Les médailles glânées aux Jeux

De là, il mettait les jeunes enfants face à une dure réalité en abordant même sa tentative de suicide et ses liens familiaux qui se détérioraient, pourtant, il avoue que c’est grâce à son frère qu’il s’en est sorti. Lui qui était son dernier rempart. Bien que l’orateur du jour se définisse par sa gentillesse, sa résilience et son exigence envers lui-même, il ne mâchait aucunement ses mots quant aux leçons qu’il tirait de sa vie. « Au début, tu aimes faire la fête. Tu ne sais pas que ce n’est pas bien. Après, c’est quand les autres problèmes arrivent, que ta femme te quitte, tu perds ton travail et que tu ne peux plus payer tes factures. […] Si tu ne te reprends pas en main, malheureusement, tu finis à la rue. […] C’est une maladie en moi. […] Soit je continue et je meurs, ma famille et ma copine vont être malheureuses, mes frères impuissants. J’ai fait comme je fais d’habitude, il faut que je me batte. Ce n’est pas facile tous les jours, il y a des moments où c’est dur, mais ça fait partie de ma guérison. »
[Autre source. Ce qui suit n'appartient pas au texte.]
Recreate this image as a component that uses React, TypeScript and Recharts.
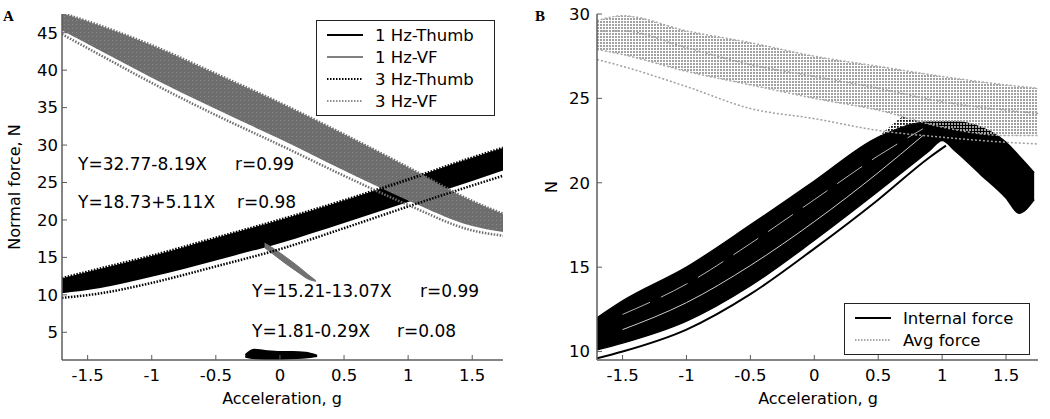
import React from "react";
import { ComposedChart, Area, Line, XAxis, YAxis, Legend } from "recharts";

// ---- panel A: normal force vs acceleration ----
const accA = [-1.7, -1.4, -1.0, -0.5, 0, 0.5, 1.0, 1.5, 1.74];
const vfHigh = [47.6, 45.9, 43.3, 39.5, 35.6, 31.4, 27.0, 22.5, 20.8];
const vfLow = [45.3, 42.6, 39.0, 34.8, 30.8, 26.6, 22.6, 19.2, 18.4];
const vfEdge = [44.8, 42.0, 38.3, 34.0, 30.0, 25.9, 22.0, 18.6, 17.9];
const thumbHigh = [12.2, 13.5, 15.2, 17.6, 20.0, 22.6, 25.4, 28.3, 29.6];
const thumbLow = [10.2, 10.9, 12.4, 14.6, 16.9, 19.6, 22.4, 25.2, 26.6];
const thumbEdge = [9.6, 10.2, 11.6, 13.8, 16.1, 18.9, 21.8, 24.6, 25.9];

const sliverAcc = [-0.12, -0.05, 0.05, 0.15, 0.22, 0.28];
const sliverHigh = [16.9, 16.2, 15.0, 13.7, 12.7, 11.9];
const sliverLow = [16.3, 15.4, 14.1, 12.9, 12.1, 11.8];

const blobAcc = [-0.27, -0.2, -0.1, 0, 0.1, 0.2, 0.29];
const blobHigh = [2.0, 2.7, 2.5, 2.4, 2.4, 2.3, 1.9];
const blobLow = [1.7, 1.5, 1.4, 1.4, 1.5, 1.6, 1.8];

const xTicks = [-1.5, -1, -0.5, 0, 0.5, 1, 1.5];
const yTicksA = [5, 10, 15, 20, 25, 30, 35, 40, 45];

// ---- panel B: internal / average force ----
const accB = [-1.7, -1.5, -1.0, -0.5, 0, 0.5, 1.0, 1.5, 1.75];
const avgHigh = [29.6, 29.9, 29.0, 28.3, 27.5, 26.9, 26.3, 25.8, 25.6];
const avgMid = [29.0, 29.0, 28.0, 27.0, 26.3, 25.6, 24.8, 24.3, 24.1];
const avgLow = [27.9, 27.6, 26.6, 25.8, 25.0, 24.3, 23.3, 22.8, 22.8];
const avgEdge = [27.3, 26.9, 25.7, 24.4, 23.8, 23.1, 22.7, 22.4, 22.3];

const accInt = [-1.7, -1.5, -1.0, -0.5, 0, 0.5, 0.9, 1.0, 1.1, 1.3, 1.5, 1.6, 1.72];
const intHigh = [12.0, 13.0, 15.0, 17.5, 20.1, 22.7, 23.6, 23.6, 23.6, 23.3, 22.4, 21.6, 20.6];
const intLow = [10.1, 10.5, 11.8, 13.9, 16.6, 19.5, 21.9, 22.5, 21.9, 20.5, 19.1, 18.2, 19.0];
const capAcc = [0.5, 0.7, 0.9, 1.0, 1.1, 1.3, 1.5];
const capHigh = [22.7, 24.0, 24.9, 25.4, 25.0, 23.8, 22.4];
const capLow = [22.7, 23.2, 23.6, 23.6, 23.6, 23.3, 22.4];
const outerAcc = [-1.7, -1.5, -1.0, -0.5, 0, 0.5, 0.9, 1.03];
const intOuter = [9.6, 10.0, 11.3, 13.4, 16.1, 19.0, 21.5, 22.2];
const streakAcc = [-1.5, -1.0, -0.5, 0, 0.5, 0.85];
const streak1 = [11.3, 12.9, 15.1, 17.7, 20.6, 22.8];
const streak2 = [12.2, 14.0, 16.4, 19.0, 21.6, 23.2];
const yTicksB = [10, 15, 20, 25, 30];

const legendA = [
  { name: "1 Hz-Thumb", color: "#000", dash: undefined },
  { name: "1 Hz-VF", color: "#808080", dash: undefined },
  { name: "3 Hz-Thumb", color: "#000", dash: "1.5 1.5" },
  { name: "3 Hz-VF", color: "#909090", dash: "1.5 1.5" },
];
const legendB = [
  { name: "Internal force", color: "#000", dash: undefined },
  { name: "Avg force", color: "#a8a8a8", dash: "1.5 1.5" },
];

const FONT = "DejaVu Sans, sans-serif";
const FRAME = "#5c5c5c";

const band = (xs: number[], lo: number[], hi: number[]) =>
  xs.map((x, i) => ({ x, r: [lo[i], hi[i]] }));
const trace = (xs: number[], ys: number[]) => xs.map((x, i) => ({ x, y: ys[i] }));

function LegendBox({ items, width }: { items: typeof legendA; width: number }) {
  return (
    <div
      style={{
        border: "1.5px solid #222",
        background: "#fff",
        boxSizing: "border-box",
        width,
        padding: "3px 0 3px 0",
        fontFamily: FONT,
        fontSize: 16.5,
        color: "#000",
      }}
    >
      {items.map((it) => (
        <div key={it.name} style={{ display: "flex", alignItems: "center", height: 22 }}>
          <svg width={58} height={10}>
            <line x1={10} x2={46} y1={5} y2={5} stroke={it.color} strokeWidth={2} strokeDasharray={it.dash} />
          </svg>
          <span style={{ lineHeight: "21px" }}>{it.name}</span>
        </div>
      ))}
    </div>
  );
}

const tickStyle = { fill: "#000", fontSize: 16.5, fontFamily: FONT };
const axisLine = { stroke: FRAME, strokeWidth: 1.5 };

function frameAxes(xDom: number[], yDom: number[], yTicks: number[], yWidth: number, yMargin: number) {
  return [
    <XAxis key="xb" dataKey="x" type="number" domain={xDom} ticks={xTicks} allowDataOverflow interval={0}
      tickSize={-5} tickMargin={14} height={50} axisLine={axisLine} tickLine={{ stroke: FRAME }} tick={tickStyle} />,
    <XAxis key="xt" xAxisId="top" orientation="top" dataKey="x" type="number" domain={xDom} ticks={xTicks}
      allowDataOverflow interval={0} tickSize={-5} height={0} axisLine={axisLine} tickLine={{ stroke: FRAME }} tick={false} />,
    <YAxis key="yl" type="number" domain={yDom} ticks={yTicks} allowDataOverflow interval={0} width={yWidth}
      tickSize={-5} tickMargin={yMargin} axisLine={axisLine} tickLine={{ stroke: FRAME }} tick={tickStyle} />,
    <YAxis key="yr" yAxisId="right" orientation="right" type="number" domain={yDom} ticks={yTicks} allowDataOverflow
      interval={0} width={0} tickSize={-5} axisLine={axisLine} tickLine={{ stroke: FRAME }} tick={false} />,
  ];
}

function ChartA() {
  return (
    <ComposedChart width={525} height={419} margin={{ top: 14, right: 22, bottom: 9, left: 0 }}>
      {frameAxes([-1.7, 1.74], [1.3, 47.5], yTicksA, 62, 9)}
      <Area data={band(accA, thumbLow, thumbHigh)} dataKey="r" type="monotone" stroke="none" fill="#000" fillOpacity={1} isAnimationActive={false} />
      <Line data={trace(accA, thumbEdge)} dataKey="y" type="monotone" stroke="#000" strokeWidth={2.5} strokeDasharray="1.5 1.5" dot={false} isAnimationActive={false} />
      <Line data={trace(accA, thumbHigh)} dataKey="y" type="monotone" stroke="#000" strokeWidth={3} strokeDasharray="1.5 1.5" dot={false} isAnimationActive={false} />
      <Area data={band(accA, vfLow, vfHigh)} dataKey="r" type="monotone" stroke="none" fill="#6e6e6e" fillOpacity={1} isAnimationActive={false} />
      <Area data={band(accA, vfLow, vfHigh)} dataKey="r" type="monotone" stroke="none" fill="url(#vfHatch)" fillOpacity={1} isAnimationActive={false} />
      <Line data={trace(accA, vfEdge)} dataKey="y" type="monotone" stroke="#6e6e6e" strokeWidth={2.5} strokeDasharray="1.5 1.5" dot={false} isAnimationActive={false} />
      <Line data={trace(accA, vfHigh)} dataKey="y" type="monotone" stroke="#6e6e6e" strokeWidth={3} strokeDasharray="1.5 1.5" dot={false} isAnimationActive={false} />
      <Area data={band(sliverAcc, sliverLow, sliverHigh)} dataKey="r" type="monotone" stroke="#707070" strokeWidth={1} fill="#707070" fillOpacity={1} isAnimationActive={false} />
      <Area data={band(blobAcc, blobLow, blobHigh)} dataKey="r" type="monotone" stroke="#000" strokeWidth={1.5} fill="#000" fillOpacity={1} isAnimationActive={false} />
      <Legend layout="vertical" align="center" verticalAlign="middle"
        wrapperStyle={{ position: "absolute", left: 316, top: 20, width: 179 }}
        content={() => <LegendBox items={legendA} width={179} />} />
    </ComposedChart>
  );
}

function ChartB() {
  return (
    <ComposedChart width={525} height={419} margin={{ top: 14, right: 12, bottom: 9, left: 0 }}>
      {frameAxes([-1.7, 1.75], [9.5, 30], yTicksB, 72, 12)}
      <Area data={band(accInt, intLow, intHigh)} dataKey="r" type="monotone" stroke="#000" strokeWidth={1.5} fill="#000" fillOpacity={1} isAnimationActive={false} />
      <Area data={band(capAcc, capLow, capHigh)} dataKey="r" type="monotone" stroke="none" fill="url(#capDots)" fillOpacity={1} isAnimationActive={false} />
      <Line data={trace(outerAcc, intOuter)} dataKey="y" type="monotone" stroke="#000" strokeWidth={2} dot={false} isAnimationActive={false} />
      <Line data={trace(streakAcc, streak1)} dataKey="y" type="monotone" stroke="#fff" strokeWidth={0.8} dot={false} isAnimationActive={false} />
      <Line data={trace(streakAcc, streak2)} dataKey="y" type="monotone" stroke="#fff" strokeWidth={0.7} strokeDasharray="30 12" dot={false} isAnimationActive={false} />
      <Area data={band(accB, avgLow, avgHigh)} dataKey="r" type="monotone" stroke="none" fill="url(#avgDots)" fillOpacity={1} isAnimationActive={false} />
      <Line data={trace(accB, avgHigh)} dataKey="y" type="monotone" stroke="#a8a8a8" strokeWidth={1.5} strokeDasharray="2 2" dot={false} isAnimationActive={false} />
      <Line data={trace(accB, avgMid)} dataKey="y" type="monotone" stroke="#a0a0a0" strokeWidth={1.5} strokeDasharray="2 2" dot={false} isAnimationActive={false} />
      <Line data={trace(accB, avgLow)} dataKey="y" type="monotone" stroke="#a8a8a8" strokeWidth={1.5} strokeDasharray="2 2" dot={false} isAnimationActive={false} />
      <Line data={trace(accB, avgEdge)} dataKey="y" type="monotone" stroke="#a0a0a0" strokeWidth={1.5} strokeDasharray="2 2" dot={false} isAnimationActive={false} />
      <Legend layout="vertical" align="center" verticalAlign="middle"
        wrapperStyle={{ position: "absolute", left: 319, top: 303, width: 186 }}
        content={() => <LegendBox items={legendB} width={186} />} />
    </ComposedChart>
  );
}

export default function App() {
  const txt = { fontFamily: FONT, fontSize: 17, fill: "#000" };
  return (
    <div style={{ position: "absolute", left: 0, top: 0, width: 1050, height: 419, background: "#fff", overflow: "hidden" }}>
      <svg width={0} height={0} style={{ position: "absolute" }}>
        <defs>
          <pattern id="avgDots" width="3" height="3" patternUnits="userSpaceOnUse">
            <rect width="2" height="2" fill="#a2a2a2" />
          </pattern>
          <pattern id="capDots" width="3" height="3" patternUnits="userSpaceOnUse">
            <rect width="1.8" height="1.8" fill="#111" />
          </pattern>
          <pattern id="vfHatch" width="4" height="4" patternUnits="userSpaceOnUse">
            <rect width="1" height="1" fill="#8a8a8a" />
          </pattern>
        </defs>
      </svg>
      <div style={{ position: "absolute", left: 0, top: 0 }}>
        <ChartA />
      </div>
      <div style={{ position: "absolute", left: 525, top: 0 }}>
        <ChartB />
      </div>
      <svg width={1050} height={419} style={{ position: "absolute", left: 0, top: 0, pointerEvents: "none" }}>
        <text x={3} y={21} fontFamily="Liberation Serif, serif" fontWeight="bold" fontSize={15}>A</text>
        <text x={535} y={21} fontFamily="Liberation Serif, serif" fontWeight="bold" fontSize={15}>B</text>
        <text transform="translate(20,187) rotate(-90)" textAnchor="middle" fontFamily={FONT} fontSize={16}>Normal force, N</text>
        <text transform="translate(557,187) rotate(-90)" textAnchor="middle" fontFamily={FONT} fontSize={16}>N</text>
        <text x={282} y={404} textAnchor="middle" fontFamily={FONT} fontSize={16}>Acceleration, g</text>
        <text x={818} y={404} textAnchor="middle" fontFamily={FONT} fontSize={16}>Acceleration, g</text>
        <text x={78} y={170} {...txt}>Y=32.77-8.19X</text>
        <text x={235} y={170} {...txt}>r=0.99</text>
        <text x={78} y={208} {...txt}>Y=18.73+5.11X</text>
        <text x={237} y={208} {...txt}>r=0.98</text>
        <text x={252} y={297} {...txt}>Y=15.21-13.07X</text>
        <text x={420} y={297} {...txt}>r=0.99</text>
        <text x={252} y={337} {...txt}>Y=1.81-0.29X</text>
        <text x={397} y={337} {...txt}>r=0.08</text>
      </svg>
    </div>
  );
}
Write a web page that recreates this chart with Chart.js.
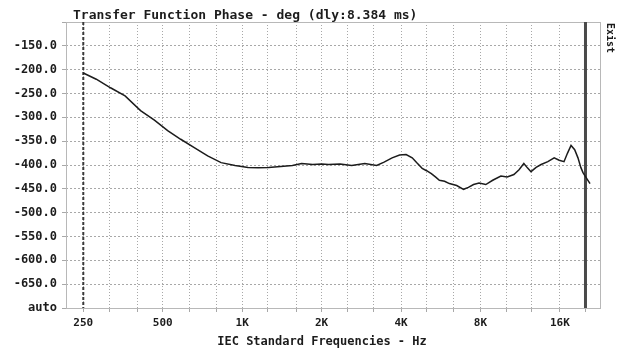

Désormais sobre, il souhaite que grâce à ses interventions, des personnes disent désormais « non aux conneries (sic) » que ce soit la cigarette, l’alcool ou la drogue. En insistant particulièrement sur un instant où il s’est énormément remis en question : « J’ai fini en garde à vue pour conduite en état d’ivresse. […] Le jour où ça vous arrive, posez-vous les bonnes questions. » Pour terminer son passage dans la classe, il montrait fièrement ses médailles olympiques, laissant les élèves manipuler ce métal, preuve d’une consécration, prendre la pose avec, et passait du temps avec les enfants pour une séance de dédicaces.

Si le vocabulaire était familier, le geste est noble. Face à des fléaux comme l’alcoolisme, il faut sensibiliser. De par son statut et son vécu, Jérôme Thomas est très bien placé pour le faire. Certains pourraient penser que le public du jour était trop jeune, mais cette maladie touche de trop nombreuses personnes et les conséquences ne sont pas que sur des adultes, car même enfant, on n’est jamais à l’abri de voir un membre de sa famille rongé par cela. Grâce à cette intervention, espérons que les journalistes d’un jour auront appris que même les plus grands champions ne sont pas infaillibles et qu’il n’y a aucune honte à demander de l’aide.